Here is a prescient quote from the Washington Monthly from that same time that captures it quite well:

washingtonmonthly.com
”… Though this is a serious book, it is shot through with an equally serious flaw: the desire to inflate the threat of Islamist violence--and particularly its intellectual stakes--to levels beyond what they merit and to force them into a template of an earlier era, for which Berman has an evident and understandable nostalgia. Over the course of the book, the disjointedness between what the radical Islamist menace is and what Berman wants to make it ranges from merely apparent to downright painful, and ends up obscuring as much as it clarifies. And, unfortunately, the obscuring elements may be the more important ones. Given the role intellectuals are playing in this war, these are mistakes that could have dire real-world costs. …”

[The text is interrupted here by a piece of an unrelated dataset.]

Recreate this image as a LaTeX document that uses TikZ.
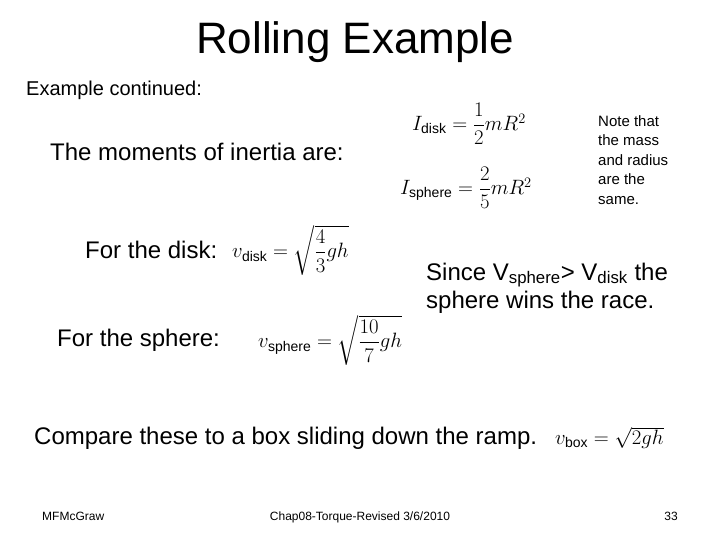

Today we know that there were and are dire real-world costs. We now know that most of the assessments of the journalists supporting the invasion of Iraq were disastrously wrong and scarily uncritical. Berman was just one them, he had lots of company at the illustrious New York Times and Washington Post.

I found the article interesting but it hasn’t convinced me in any shape or form that there is a war of the religions. There have been many extremist philosophers with a certain following. What we need to do in liberal societies is to preserve our values within (a fight we are in great danger of losing at this point) and not try to extent them onto others as any such act simply invites and fosters such counter reactions as extremist Islam.

Instead what the West and the U.S. in particular lately have done is attempted to continue impose Western values and therefore reinforced the view that we are simply extensions of the crusaders and colonialists by using similar methods and highly questionable values while pretending to do right. And let us also not forget that the West under these pretenses has taken advantage of the Middle East by appropriating many of its riches.

From my perspective, to call it a war of religions is exacerbating the problem and feeds into aggressions and prejudices on both sides of the fence. It is of utmost importance to start to develop tolerance, understanding and respect for both cultures instead of letting ourselves be driven by extremist philosophies on each side of the fence.

I also consider it outrageously wrong to bundle Chechnya, Kashmir, Gaza, Kosovo, Iraq together. It is a dangerous but convenient oversimplification that ignores the real issues for the purpose of easy manipulation of the masses! It should be obvious today that Iraq had nothing to do with 9/11 and that the war was an illegal war of aggression.

BTW, my point about Chechnya was that if Chechnya didn’t have oil riches and its strategic location, it would have become a separate country just like many other break off states from the former Soviet Union.